Thursday, February 3, 2011

Daughter-in-Laws - How to Help Your Mother-in-Law Be the Best She Can Be

How can a daughter-in-law make a mother-in-law great? One way is that she can be a great daughter-in-law too. The following are some of the ways she can do this:

- If a daughter-in-law treats her mother-in-law with respect, in all likelihood the mother-in-law will reciprocate;
- When there has been a misunderstanding, work together to make an effort to come to an agreement, without anger;
- Accept the fact that you may make some mistakes too;
- Be willing to admit when you have been at fault and apologize;
- If there is a big issue, let your husband discuss it with his mother so you can avoid becoming involved in an argument;
- Make an effort to be somewhat interested in your mother-in-law's life;
- Include your mother-in-law in your lives, when possible, especially with invitations to children's school plays, sports days, and special holidays, etc.;
- Be friendly, considerate and upfront;
- Don't harbor grudges – they accomplish nothing except hurt the relationship;
- Remain calm, non-critical and try to be polite at all times;
- Don't be super sensitive or take things personally;
- Make an effort to understand the perspective of each other;
- Remember birthdays and give pictures of your children to their grandmother;
Appreciate the fact that your mother-in-law is the woman who raised the man you love so she can't be all that bad;
- Treat your mother-in-law with the same consideration that you would your own mother;
- Have a positive attitude and don't set unrealistic expectations. Few people can live up to high expectations;
- Be sensitive to your mother-in-law's feelings;
- Make an effort to communicate your feelings;
- Try to get to know each other because you often don't like someone until you get to know them. In some cases the daughter-in-law may feel threatened by the mother-in-law but probably after getting to know her, you may realize there is no reason to feel that way – your mother-in-law may not be that much different than your own mother;
- And remember that you may one day be a mother-in-law with the hope that you have a great daughter-in-law too.

Any relationship is a two-way street and this is especially true in the fact that this one has the potential for so much conflict. If both sides make a genuine effort to have a cohesive relationship, it benefits not only the daughter-in-law but also the mother-in-law and the children. And children are very quick to pick up on any discord within a family.
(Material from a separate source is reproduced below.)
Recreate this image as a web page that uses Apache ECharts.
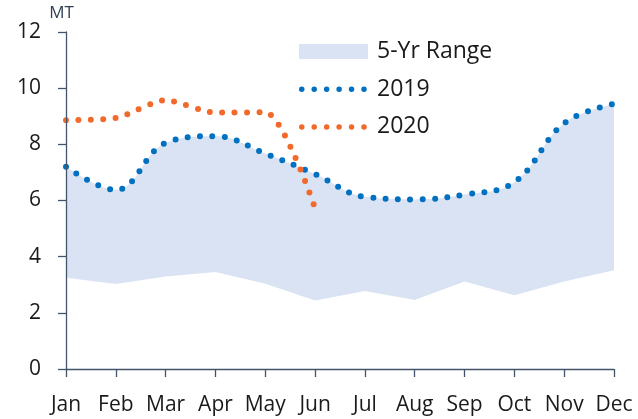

In my own situation, I have three daughter-in-laws and we enjoy our relationships to the extent that they invite me to New Year's Eve with their friends, for evenings of playing Wii with them and their children, invitations to go hiking and picnics, days at the beach, picking blueberries or spending a day at the park. One daughter-in-law recently offered to drive 2 ½ hours each way with me while I dropped another son, (her brother-in-law) at the airport, so I wouldn't have to drive back by myself. And as a bonus, my sons and my daughter-in-laws invite me to go on vacation with them. I am truly blessed.